_PROBLEM REQUIREMENTS_: Check each line of the material below for "that". Report how many have it, with no other words.

-------- DATASET EXTRACT

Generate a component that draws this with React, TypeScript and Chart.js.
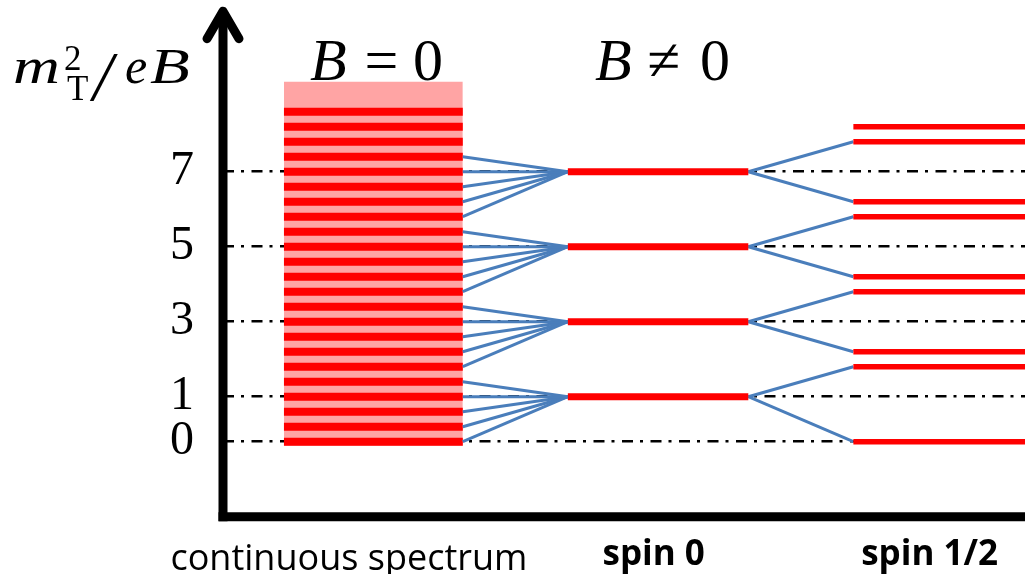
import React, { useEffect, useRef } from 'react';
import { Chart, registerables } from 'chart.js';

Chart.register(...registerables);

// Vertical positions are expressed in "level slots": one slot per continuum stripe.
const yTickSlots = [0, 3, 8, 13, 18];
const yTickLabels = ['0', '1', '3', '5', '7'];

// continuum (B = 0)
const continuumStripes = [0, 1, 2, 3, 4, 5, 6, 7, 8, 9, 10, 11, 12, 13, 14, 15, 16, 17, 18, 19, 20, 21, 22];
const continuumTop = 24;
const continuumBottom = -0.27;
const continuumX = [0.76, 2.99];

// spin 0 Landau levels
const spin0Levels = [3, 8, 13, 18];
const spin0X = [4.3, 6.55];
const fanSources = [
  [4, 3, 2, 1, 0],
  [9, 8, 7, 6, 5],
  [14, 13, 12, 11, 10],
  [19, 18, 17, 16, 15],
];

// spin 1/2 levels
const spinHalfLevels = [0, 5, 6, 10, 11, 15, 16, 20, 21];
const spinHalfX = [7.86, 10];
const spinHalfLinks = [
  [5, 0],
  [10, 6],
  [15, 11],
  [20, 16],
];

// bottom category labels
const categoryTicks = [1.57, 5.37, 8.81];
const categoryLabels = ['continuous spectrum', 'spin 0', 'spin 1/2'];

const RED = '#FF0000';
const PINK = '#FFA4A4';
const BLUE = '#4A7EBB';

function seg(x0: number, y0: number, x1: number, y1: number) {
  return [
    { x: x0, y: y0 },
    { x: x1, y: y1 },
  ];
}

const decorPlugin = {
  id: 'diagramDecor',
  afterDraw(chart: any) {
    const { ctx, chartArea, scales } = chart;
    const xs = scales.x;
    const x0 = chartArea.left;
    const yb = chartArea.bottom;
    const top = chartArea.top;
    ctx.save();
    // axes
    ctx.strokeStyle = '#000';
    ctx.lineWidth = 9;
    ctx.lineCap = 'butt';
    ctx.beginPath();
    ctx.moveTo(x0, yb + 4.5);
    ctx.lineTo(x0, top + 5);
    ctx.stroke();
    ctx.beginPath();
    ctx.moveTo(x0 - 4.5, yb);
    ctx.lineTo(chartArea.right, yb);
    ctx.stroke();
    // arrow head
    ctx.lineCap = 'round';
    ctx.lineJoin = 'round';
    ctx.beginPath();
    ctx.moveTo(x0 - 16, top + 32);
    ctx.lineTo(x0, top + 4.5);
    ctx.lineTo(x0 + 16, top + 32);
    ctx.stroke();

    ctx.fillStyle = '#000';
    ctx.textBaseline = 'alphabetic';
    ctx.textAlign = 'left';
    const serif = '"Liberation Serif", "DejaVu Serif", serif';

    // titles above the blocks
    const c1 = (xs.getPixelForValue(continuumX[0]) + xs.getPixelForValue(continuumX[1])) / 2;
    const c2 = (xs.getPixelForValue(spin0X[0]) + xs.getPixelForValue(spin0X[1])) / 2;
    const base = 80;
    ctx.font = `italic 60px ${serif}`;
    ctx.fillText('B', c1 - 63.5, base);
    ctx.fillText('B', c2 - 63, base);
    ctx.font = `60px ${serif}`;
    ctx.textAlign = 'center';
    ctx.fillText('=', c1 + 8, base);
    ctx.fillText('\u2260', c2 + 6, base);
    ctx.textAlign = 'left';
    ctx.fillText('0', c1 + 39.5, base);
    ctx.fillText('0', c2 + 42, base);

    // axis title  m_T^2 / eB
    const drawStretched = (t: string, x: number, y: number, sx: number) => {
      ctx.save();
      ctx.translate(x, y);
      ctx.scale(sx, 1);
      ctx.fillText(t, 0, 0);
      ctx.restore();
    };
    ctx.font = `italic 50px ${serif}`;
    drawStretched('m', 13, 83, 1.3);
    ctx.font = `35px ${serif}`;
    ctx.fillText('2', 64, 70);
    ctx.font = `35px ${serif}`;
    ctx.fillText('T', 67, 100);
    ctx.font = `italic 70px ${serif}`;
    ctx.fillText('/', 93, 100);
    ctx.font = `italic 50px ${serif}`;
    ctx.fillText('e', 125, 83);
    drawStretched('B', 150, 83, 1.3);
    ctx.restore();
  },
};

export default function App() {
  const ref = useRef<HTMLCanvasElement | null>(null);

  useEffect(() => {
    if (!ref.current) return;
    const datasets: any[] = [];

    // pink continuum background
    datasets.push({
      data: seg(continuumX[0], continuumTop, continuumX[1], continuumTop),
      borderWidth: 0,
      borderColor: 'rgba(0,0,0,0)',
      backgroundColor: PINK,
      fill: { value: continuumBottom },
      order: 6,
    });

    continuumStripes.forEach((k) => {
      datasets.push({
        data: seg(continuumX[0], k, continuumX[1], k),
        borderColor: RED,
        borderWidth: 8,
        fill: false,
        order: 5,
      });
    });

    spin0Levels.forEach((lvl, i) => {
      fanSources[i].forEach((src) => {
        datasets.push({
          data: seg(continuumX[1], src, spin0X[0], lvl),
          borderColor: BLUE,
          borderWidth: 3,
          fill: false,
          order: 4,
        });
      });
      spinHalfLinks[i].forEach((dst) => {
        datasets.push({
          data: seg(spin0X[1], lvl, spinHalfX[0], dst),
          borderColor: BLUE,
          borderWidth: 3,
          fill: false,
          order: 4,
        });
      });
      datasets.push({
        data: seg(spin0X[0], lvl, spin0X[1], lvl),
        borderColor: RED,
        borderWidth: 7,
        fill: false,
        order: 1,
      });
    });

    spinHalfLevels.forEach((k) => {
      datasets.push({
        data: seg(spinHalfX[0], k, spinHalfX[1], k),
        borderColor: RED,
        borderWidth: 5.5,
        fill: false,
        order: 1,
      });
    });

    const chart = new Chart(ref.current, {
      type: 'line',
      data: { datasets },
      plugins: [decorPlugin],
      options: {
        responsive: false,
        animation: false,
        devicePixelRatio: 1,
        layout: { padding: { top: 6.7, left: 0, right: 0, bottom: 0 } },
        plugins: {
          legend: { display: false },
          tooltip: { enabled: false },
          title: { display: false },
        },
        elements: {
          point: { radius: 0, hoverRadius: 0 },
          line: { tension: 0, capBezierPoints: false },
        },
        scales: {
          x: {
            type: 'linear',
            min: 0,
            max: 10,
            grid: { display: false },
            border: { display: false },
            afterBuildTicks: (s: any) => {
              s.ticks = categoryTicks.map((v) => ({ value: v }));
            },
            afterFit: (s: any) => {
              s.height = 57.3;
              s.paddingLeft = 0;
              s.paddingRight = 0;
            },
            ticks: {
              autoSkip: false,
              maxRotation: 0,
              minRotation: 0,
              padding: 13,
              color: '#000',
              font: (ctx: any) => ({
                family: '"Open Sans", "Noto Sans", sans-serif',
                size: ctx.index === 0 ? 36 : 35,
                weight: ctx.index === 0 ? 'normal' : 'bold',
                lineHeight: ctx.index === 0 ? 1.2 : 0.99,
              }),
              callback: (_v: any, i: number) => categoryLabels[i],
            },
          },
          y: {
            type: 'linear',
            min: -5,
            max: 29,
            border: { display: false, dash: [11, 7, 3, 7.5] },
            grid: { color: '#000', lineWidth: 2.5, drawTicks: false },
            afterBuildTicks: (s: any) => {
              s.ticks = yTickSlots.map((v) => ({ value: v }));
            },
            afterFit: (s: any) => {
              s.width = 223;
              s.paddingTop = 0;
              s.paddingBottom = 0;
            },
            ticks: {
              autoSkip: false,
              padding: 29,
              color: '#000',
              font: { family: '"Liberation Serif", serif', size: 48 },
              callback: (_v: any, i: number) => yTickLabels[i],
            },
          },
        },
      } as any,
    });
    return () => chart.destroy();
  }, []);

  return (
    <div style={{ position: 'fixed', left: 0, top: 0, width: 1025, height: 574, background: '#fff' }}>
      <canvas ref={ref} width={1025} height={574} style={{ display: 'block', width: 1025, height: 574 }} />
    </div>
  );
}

----------------
-------- DATASET EXTRACT

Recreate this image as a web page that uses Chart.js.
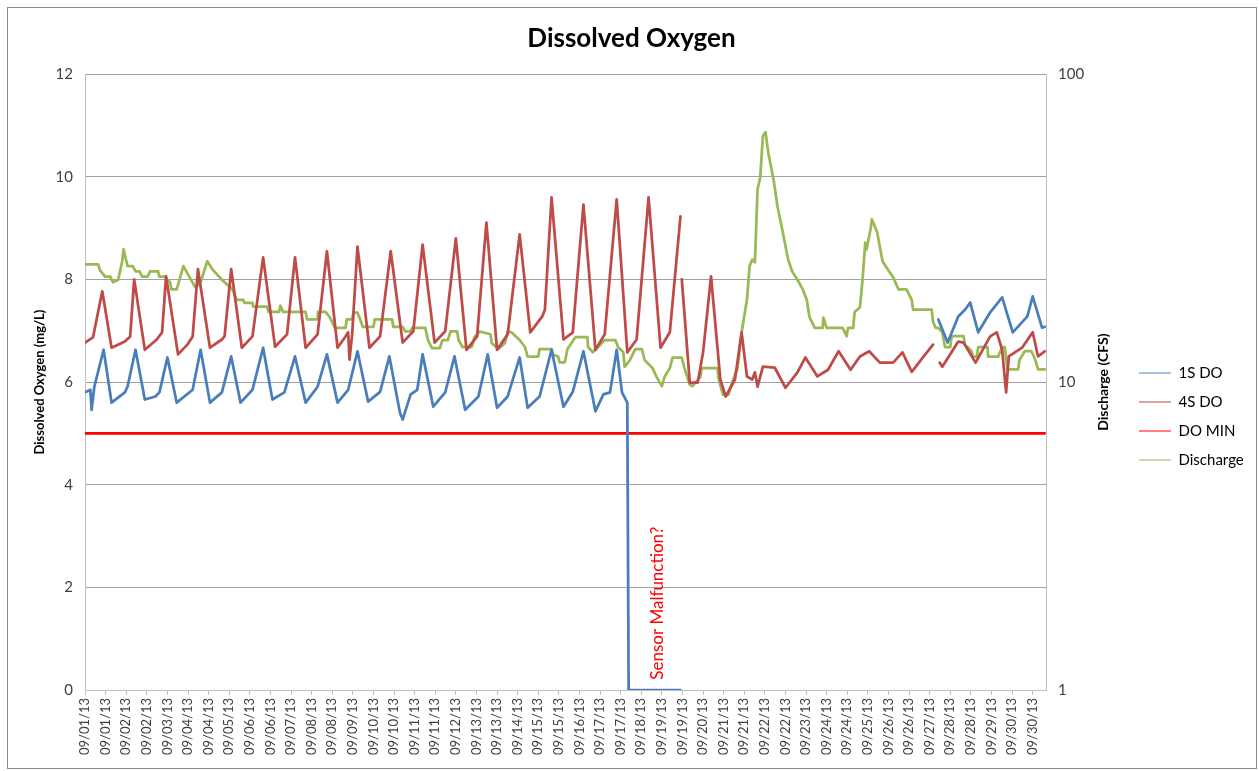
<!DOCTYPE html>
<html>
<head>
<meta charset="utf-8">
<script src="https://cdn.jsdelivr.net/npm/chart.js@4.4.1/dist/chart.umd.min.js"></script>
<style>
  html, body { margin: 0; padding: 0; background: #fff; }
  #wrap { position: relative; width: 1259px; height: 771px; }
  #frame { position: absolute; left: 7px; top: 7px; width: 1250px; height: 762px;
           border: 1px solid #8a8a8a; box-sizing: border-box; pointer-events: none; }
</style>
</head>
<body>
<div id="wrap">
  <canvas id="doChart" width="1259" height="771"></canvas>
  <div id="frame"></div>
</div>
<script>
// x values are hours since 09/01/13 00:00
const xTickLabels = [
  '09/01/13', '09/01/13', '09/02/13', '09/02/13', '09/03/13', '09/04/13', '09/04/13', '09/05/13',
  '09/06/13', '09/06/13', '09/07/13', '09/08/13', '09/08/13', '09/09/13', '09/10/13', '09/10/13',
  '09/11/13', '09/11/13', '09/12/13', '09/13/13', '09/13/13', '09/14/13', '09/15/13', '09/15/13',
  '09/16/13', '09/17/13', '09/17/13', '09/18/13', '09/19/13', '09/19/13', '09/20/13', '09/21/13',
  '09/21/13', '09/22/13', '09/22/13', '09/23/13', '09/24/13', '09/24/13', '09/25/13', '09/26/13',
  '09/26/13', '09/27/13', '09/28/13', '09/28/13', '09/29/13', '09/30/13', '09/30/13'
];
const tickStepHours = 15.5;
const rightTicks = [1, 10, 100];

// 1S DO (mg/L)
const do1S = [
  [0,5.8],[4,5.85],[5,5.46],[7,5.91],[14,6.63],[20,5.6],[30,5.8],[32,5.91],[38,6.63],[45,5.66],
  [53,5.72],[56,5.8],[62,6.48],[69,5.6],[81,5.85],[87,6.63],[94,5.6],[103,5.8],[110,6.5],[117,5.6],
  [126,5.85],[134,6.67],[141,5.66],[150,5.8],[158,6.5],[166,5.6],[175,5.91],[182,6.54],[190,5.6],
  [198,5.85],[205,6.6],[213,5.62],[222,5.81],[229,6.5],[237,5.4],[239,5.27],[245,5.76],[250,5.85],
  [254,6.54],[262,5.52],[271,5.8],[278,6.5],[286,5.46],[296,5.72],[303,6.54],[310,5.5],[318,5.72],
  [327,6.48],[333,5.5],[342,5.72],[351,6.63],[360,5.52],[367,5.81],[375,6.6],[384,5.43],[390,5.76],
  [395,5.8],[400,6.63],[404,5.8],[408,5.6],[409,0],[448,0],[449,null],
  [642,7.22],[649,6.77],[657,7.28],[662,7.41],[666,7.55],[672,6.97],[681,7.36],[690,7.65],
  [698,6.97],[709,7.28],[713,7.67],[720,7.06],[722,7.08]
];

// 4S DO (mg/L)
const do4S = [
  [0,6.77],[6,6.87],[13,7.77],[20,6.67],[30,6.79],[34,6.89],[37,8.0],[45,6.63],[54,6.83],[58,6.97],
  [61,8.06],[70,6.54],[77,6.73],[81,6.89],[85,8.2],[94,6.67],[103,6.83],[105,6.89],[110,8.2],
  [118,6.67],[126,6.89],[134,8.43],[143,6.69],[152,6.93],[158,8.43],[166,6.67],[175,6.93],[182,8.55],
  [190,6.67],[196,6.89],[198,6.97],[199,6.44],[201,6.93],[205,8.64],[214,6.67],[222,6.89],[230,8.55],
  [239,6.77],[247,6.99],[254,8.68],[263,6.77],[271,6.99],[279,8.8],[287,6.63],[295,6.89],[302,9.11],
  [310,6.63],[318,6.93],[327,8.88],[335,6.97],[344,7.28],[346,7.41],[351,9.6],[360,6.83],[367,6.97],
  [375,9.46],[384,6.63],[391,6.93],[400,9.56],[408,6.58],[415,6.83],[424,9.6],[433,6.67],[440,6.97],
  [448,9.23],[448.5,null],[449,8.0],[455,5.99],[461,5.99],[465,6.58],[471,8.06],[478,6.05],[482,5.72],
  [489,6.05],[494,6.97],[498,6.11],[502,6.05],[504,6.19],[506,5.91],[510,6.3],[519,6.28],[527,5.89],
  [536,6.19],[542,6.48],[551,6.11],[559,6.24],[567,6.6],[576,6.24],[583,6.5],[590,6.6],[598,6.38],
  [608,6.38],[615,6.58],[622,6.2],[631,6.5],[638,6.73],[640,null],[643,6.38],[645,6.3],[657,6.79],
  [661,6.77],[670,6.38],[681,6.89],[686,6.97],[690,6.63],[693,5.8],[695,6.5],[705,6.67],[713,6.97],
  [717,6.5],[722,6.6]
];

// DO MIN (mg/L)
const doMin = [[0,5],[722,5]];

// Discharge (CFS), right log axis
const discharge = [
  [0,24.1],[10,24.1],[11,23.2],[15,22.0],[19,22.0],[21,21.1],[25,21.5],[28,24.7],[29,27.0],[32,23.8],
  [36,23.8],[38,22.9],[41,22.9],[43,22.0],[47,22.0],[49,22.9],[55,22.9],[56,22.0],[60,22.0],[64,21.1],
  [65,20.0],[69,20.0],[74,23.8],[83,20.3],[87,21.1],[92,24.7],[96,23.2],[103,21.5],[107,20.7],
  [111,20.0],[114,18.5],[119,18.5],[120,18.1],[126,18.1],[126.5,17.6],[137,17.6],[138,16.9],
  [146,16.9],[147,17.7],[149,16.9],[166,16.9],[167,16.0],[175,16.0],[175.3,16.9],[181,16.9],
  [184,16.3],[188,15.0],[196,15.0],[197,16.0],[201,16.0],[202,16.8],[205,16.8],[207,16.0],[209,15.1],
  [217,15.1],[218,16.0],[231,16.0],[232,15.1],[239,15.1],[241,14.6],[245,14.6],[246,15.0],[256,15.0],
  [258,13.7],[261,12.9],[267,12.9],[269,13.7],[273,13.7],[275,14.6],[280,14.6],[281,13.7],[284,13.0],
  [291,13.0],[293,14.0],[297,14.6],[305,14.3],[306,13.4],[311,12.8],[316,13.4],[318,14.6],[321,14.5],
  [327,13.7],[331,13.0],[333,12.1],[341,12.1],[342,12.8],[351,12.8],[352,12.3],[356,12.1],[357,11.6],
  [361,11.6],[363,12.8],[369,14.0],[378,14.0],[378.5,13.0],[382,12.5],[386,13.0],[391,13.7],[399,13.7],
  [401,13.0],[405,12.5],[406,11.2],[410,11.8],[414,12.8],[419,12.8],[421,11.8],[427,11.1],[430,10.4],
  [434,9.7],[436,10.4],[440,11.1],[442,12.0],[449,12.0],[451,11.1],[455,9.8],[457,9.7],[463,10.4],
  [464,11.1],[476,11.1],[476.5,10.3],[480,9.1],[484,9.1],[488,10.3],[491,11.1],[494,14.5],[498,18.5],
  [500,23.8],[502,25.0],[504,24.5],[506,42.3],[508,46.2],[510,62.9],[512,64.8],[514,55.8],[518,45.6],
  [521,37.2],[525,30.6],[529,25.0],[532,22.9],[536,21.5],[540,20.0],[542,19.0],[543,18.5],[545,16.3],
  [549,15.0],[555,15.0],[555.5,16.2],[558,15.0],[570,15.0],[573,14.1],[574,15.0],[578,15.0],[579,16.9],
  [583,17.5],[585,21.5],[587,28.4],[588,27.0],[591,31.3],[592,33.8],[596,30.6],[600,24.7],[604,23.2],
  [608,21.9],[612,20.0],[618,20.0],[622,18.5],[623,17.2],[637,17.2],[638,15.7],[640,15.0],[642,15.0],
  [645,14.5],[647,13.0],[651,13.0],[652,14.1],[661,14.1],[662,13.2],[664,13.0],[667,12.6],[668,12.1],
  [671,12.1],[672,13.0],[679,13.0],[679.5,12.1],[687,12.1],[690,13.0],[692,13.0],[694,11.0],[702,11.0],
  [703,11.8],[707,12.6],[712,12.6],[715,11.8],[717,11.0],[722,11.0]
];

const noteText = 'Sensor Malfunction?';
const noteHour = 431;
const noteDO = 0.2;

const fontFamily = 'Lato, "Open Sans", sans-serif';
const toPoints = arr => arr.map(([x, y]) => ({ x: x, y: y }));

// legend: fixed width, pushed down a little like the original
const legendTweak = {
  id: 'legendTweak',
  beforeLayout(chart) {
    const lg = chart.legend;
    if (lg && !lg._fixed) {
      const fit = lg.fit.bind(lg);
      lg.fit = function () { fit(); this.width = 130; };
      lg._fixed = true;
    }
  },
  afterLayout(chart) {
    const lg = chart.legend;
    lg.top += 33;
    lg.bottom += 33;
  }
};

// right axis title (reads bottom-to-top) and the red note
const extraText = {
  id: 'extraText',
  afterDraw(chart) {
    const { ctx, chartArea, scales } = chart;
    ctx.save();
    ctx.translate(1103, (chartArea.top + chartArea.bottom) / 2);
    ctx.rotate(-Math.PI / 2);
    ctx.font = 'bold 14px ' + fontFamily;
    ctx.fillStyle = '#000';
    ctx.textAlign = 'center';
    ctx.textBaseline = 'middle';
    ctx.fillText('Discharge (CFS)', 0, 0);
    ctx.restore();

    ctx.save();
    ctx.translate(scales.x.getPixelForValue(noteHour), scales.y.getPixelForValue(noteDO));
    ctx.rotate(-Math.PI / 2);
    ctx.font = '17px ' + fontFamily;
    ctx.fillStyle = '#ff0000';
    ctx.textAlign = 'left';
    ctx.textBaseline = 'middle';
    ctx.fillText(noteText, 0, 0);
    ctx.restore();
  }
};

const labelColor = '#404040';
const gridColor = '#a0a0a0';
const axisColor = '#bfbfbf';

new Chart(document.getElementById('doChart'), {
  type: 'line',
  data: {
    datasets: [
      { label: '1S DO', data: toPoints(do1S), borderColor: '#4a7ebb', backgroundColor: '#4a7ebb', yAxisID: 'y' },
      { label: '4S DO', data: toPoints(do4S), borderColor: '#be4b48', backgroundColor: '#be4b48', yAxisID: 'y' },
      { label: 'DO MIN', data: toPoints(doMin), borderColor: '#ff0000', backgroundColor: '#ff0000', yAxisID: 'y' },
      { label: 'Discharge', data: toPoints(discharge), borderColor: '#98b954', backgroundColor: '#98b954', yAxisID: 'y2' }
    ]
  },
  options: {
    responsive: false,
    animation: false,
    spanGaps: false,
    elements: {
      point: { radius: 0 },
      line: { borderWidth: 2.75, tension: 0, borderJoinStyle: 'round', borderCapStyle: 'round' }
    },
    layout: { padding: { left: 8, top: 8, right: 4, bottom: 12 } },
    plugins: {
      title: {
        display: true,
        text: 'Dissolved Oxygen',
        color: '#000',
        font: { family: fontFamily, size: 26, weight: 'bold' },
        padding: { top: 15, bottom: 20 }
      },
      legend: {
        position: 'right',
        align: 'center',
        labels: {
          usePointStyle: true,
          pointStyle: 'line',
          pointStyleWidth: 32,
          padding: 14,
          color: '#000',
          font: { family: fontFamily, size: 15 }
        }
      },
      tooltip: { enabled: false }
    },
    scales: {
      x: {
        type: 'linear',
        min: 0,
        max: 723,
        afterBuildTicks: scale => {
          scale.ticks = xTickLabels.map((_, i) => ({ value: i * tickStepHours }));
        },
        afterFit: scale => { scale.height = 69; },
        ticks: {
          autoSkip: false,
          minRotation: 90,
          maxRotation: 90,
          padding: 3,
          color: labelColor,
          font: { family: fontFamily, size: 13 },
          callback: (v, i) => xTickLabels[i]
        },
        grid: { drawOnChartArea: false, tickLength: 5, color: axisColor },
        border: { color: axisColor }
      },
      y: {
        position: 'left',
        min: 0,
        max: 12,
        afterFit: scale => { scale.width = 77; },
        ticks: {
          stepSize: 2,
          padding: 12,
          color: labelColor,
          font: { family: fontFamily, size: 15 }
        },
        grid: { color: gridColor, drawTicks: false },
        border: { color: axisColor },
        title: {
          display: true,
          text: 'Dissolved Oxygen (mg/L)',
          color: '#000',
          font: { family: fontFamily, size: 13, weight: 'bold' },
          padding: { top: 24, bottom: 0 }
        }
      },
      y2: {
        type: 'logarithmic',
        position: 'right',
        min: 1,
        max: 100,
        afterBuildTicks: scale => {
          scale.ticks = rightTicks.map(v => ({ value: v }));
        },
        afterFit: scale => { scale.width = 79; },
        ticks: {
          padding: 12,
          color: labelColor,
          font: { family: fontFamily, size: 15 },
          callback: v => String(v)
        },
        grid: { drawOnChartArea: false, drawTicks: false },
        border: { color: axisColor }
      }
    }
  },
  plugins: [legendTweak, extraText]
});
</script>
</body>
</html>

----------------
-------- DATASET EXTRACT

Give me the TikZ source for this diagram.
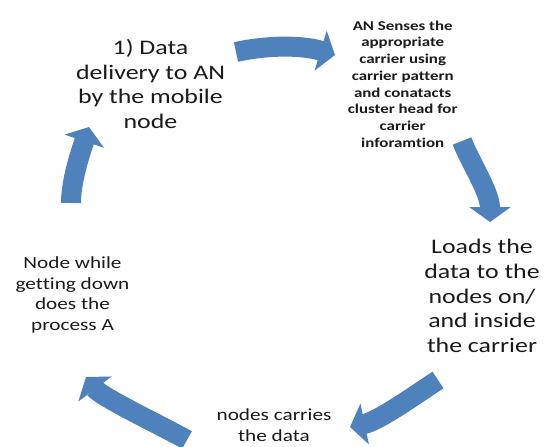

----------------

_RESULT OF THE TASK_: 2